Comprehensive Immigration Reform Act of 2010
November 1, 2010 Leave a comment
The American Immigration Lawyer’s Association has posted a section-by-section summary of the Comprehensive Immigration Reform Act of 2010 (S. 3932), introduced by Senator Menendez (D-NJ) and Senator Leahy (D-VT) on 9/29/10. This act proposes significant changes to the EB-5 program (see pages 43-45 and 52 of the PDF), which I summarize as follows:
- The “permanent partner” of an alien entrepreneur would have the same rights as a spouse.
- The fee to apply for regional center designation would be $2500.
- Investors could pay a $2500 fee to guarantee visa processing within 60 days. The creation of a premium processing program for EB-5 would be authorized.
- An adjustment application could be submitted concurrently with a visa petition (??).
- The definition of “Targeted Employment Area” would be expanded beyond high-unemployment and rural areas to cover areas of population decrease, areas designated in connection with government economic incentive programs, and State-designated TEA areas.
- Investors could extend by two years the time for filing an I-829. (This would provide a possible total 4.5 years for the investment to succeed and create jobs.)

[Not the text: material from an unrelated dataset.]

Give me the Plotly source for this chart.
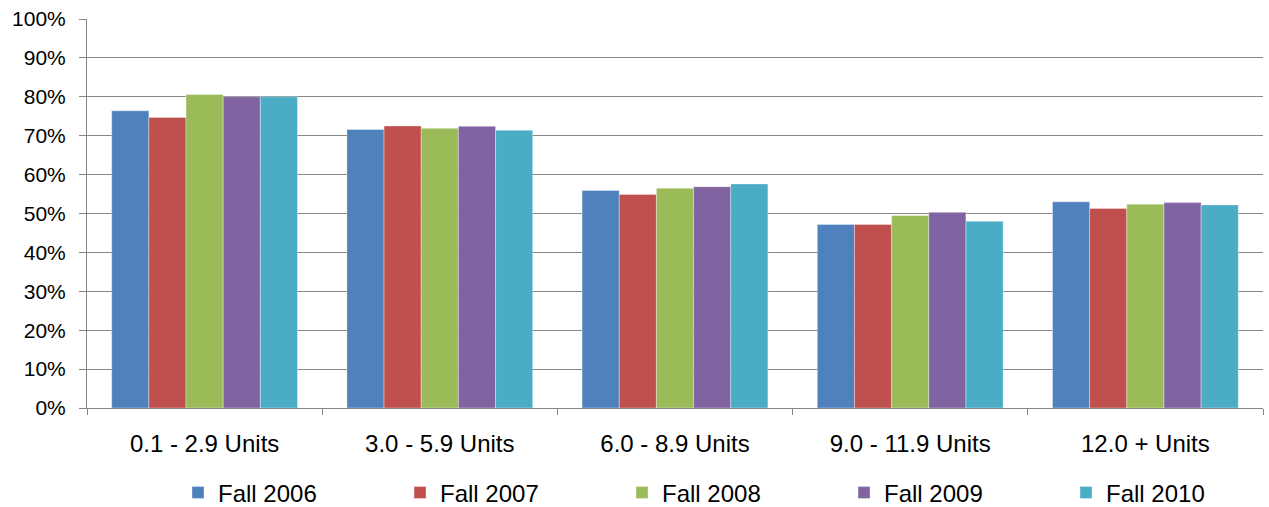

- Investment could create full time OR “full-time equivalent” jobs (which would allow adding up hours worked by part time employees).
I must say I’m not impressed with the EB-5 portion of this legislation. It includes some attractive but probably unapprovable proposals (premium processing and broad TEA definition for example) while omitting (so far as I can find) the single most important EB-5 issue: making the regional center program permanent, or at least extending it beyond the current sunset in 2012.